How do objects communicate with each other?
Where should the code that handles specific subsystems go?
How much of my code base should I have to think about at one time?
How can I reduce coupling between game entities?
None of this is really specific to games, but it's a problem that arises often with games because there are so many disparate subsystems that we've not yet developed standard approaches to. If you take web development then there are really just a small number of established paradigms: the "one template/code file per URI" of something like PHP, or maybe the "model/view-template/controller" approach of RoR, Django, plus a couple of others. But for games, everybody is rolling their own.
But one thing is clear: you can't solve the problem by asking 'How do objects communicate'. There are many different types of object and they require different approaches. Don't try and find one global solution to fit every part of your game - input, networking, audio, physics, artificial intelligence, rendering, serialisation - it's not going to happen. If you try to write any application by trying to come up with a perfect IObject interface that will suit every purpose then you'll fail.

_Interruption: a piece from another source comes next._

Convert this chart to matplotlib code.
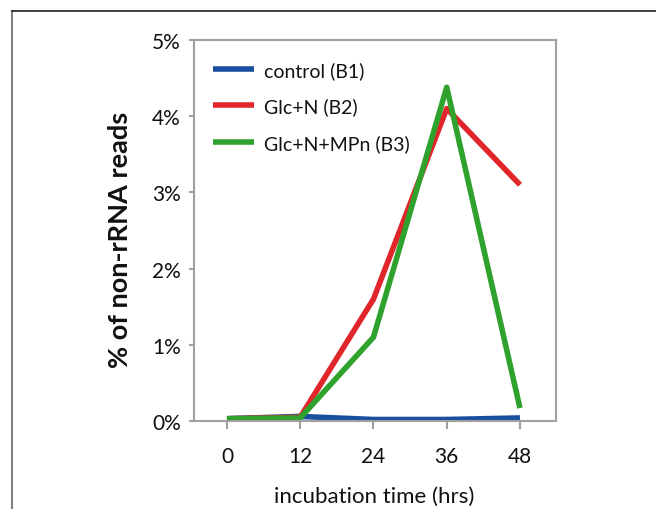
import matplotlib
matplotlib.use("Agg")
from matplotlib import pyplot as plt
from matplotlib.lines import Line2D
import numpy as np

hours = [0, 12, 24, 36, 48]
control_b1 = [0.03, 0.06, 0.02, 0.02, 0.04]
glcn_b2 = [0.03, 0.05, 1.6, 4.1, 3.1]
glcn_mpn_b3 = [0.03, 0.04, 1.1, 4.38, 0.17]
y_ticks = [0, 1, 2, 3, 4, 5]

plt.rcParams["font.family"] = ["Lato", "DejaVu Sans"]

W, H = 656, 510
fig = plt.figure(figsize=(W / 100, H / 100), dpi=100)

# axes box in pixel coords: left 194, right 556, top 41, bottom 422
ax = fig.add_axes([194 / W, 1 - 422 / H, (556 - 194) / W, (422 - 41) / H])

ax.plot(hours, control_b1, color="#1a4fa0", lw=4, label="control (B1)", solid_capstyle="butt")
ax.plot(hours, glcn_b2, color="#e0262b", lw=4, label="Glc+N (B2)", solid_capstyle="butt")
ax.plot(hours, glcn_mpn_b3, color="#2fa12d", lw=4, label="Glc+N+MPn (B3)", solid_capstyle="butt")

ax.set_xlim(-5.4, 53.9)
ax.set_ylim(0, 5)
ax.set_xticks(hours)
ax.set_xticklabels([str(h) for h in hours])
ax.set_yticks(y_ticks)
ax.set_yticklabels(["{}%".format(v) for v in y_ticks])

for s in ax.spines.values():
    s.set_color("#a0a0a0")
    s.set_linewidth(1.5)
ax.tick_params(axis="both", colors="#a0a0a0", width=1.5, labelsize=15,
               labelcolor="#111111")
ax.tick_params(axis="x", length=6, pad=12)
ax.tick_params(axis="y", length=3.6, pad=6)

ax.set_ylabel("% of non-rRNA reads", fontsize=19.5, fontweight="bold", color="#111111")
ax.yaxis.set_label_coords(-0.17, 0.478)
ax.set_xlabel("incubation time (hrs)", fontsize=16, color="#111111")
ax.xaxis.set_label_coords(0.497, -0.171)

leg = ax.legend(loc="upper left", bbox_to_anchor=(213 / W, 1 - 62 / H),
                bbox_transform=fig.transFigure, frameon=False, borderpad=0,
                borderaxespad=0, fontsize=14, handlelength=2.1,
                handletextpad=0.5, labelspacing=0.95)
for t in leg.get_texts():
    t.set_color("#111111")

# outer frame (only left and top are visible in the crop)
fig.add_artist(Line2D([12 / W, 12 / W], [0, 1 - 12 / H], color="#808080", lw=1.5,
                      transform=fig.transFigure))
fig.add_artist(Line2D([12 / W, 1], [1 - 12 / H, 1 - 12 / H], color="#202020", lw=1.2,
                      transform=fig.transFigure))

fig.savefig("out.png", dpi=100)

Solve individual problems first and then look for the commonality, refactoring as you go. Your code must first be usable before it can be even considered to be reusable.
Game subsystems live at whatever level they need to, no higher. Typically I have a top level App, which owns the Graphics, Sound, Input, and Game objects (among others). The Game object owns the Map or World, the Players, the non-players, the things that define those objects, etc.
Distinct game states can be a bit tricky but they're actually not as important as people assume they are. Pause can be coded as a boolean which, when set, simply disables AI/physics updates. Menus can be coded as simple GUI overlays. So your 'menu state' merely becomes a case of pausing the game and showing the menu, and unpausing the game when the menu is closed - no explicit state management required.
Reducing coupling between game entities is pretty easy, again as long as you don't have an amorphous idea of what a game entity is that leads to everything needing to potentially talk to everything. Game characters typically live within a Map or a World, which is essentially a spatial database (among other things) and can ask the World to tell it about nearby characters and objects, without ever needing to hold direct references to them.
Overall though you just have to use good software development rules for your code. The main thing is to keep interfaces small, simple, and focused on one and only one aspect. Loose coupling and the ability to focus on smaller areas of the code flows naturally from that.